Heisenberg's uncertainty Principle is also the principle of indeterminacy. It is a quantum mechanics theory that limits just how precisely physicist can measure atomic particles. The principle solves the problem that one can get and accurate measurement of position or measurement of momentum but not both. In 1935 Schrodinger's cat was used to highlight some paradoxes of quantum picture in the subatomic world, if applied to everyday experiences. Meaning you can only predict the probability of finding an electron in a particular state in the future even if you know all the pre-existing information.

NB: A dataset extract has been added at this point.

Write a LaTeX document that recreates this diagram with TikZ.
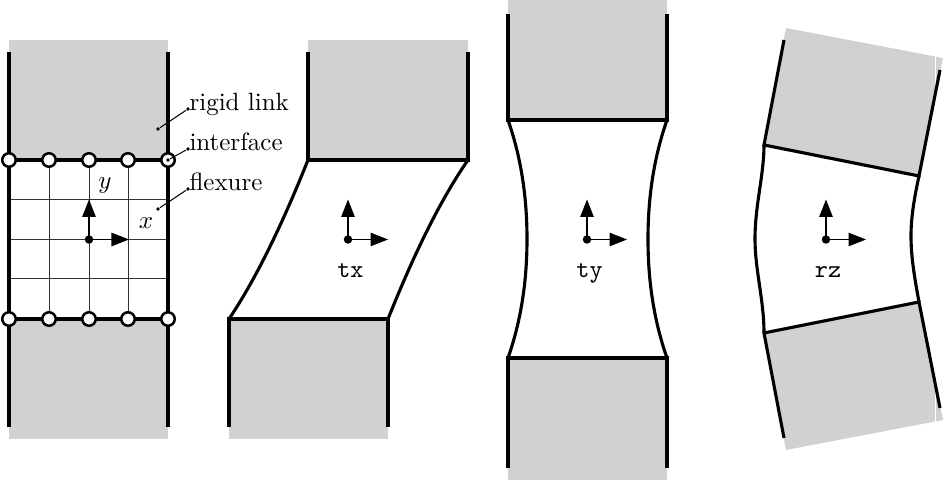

Using the cat in a box that had a radioactive source he proves that while the cat is in the box it is both dead and alive because of the 50/50 chance of the cat living or dying. Until you open the box you cannot classify the cat as dead or alive, but once the box is opened you can determine the state of the cat. Schrodinger said that the electrons acted as waves, bringing the two scientist together the combine their ides brought out the electron cloud. This implied that electons are never in a set place but set region flowing around the atom.
Erwin Schrodinger was born in Vienna, Austria on August the 12th, 1887, and was an only child. He was a student at the University of Vienna from 1906 to 1910. He married Annemarie Bertel in 1920 who was the daughter of Alexander Bauer, his Professor of Chemistry at the Technical College of Vienna. He died January 4th, 1961, from a long term illness.
Werner Heisenberg was born on the 5th of December in Wurzburg, Germany in 1901. He died in 1976 from cancer. He went to college at Ludwig Maximillian University in Munich, Germany in 1920. When he was just 26 he was appointed professor of Theoretical Physics at Leipzig University. He was awarded the Noble Prize for his theory of quantum mechanics in 1932.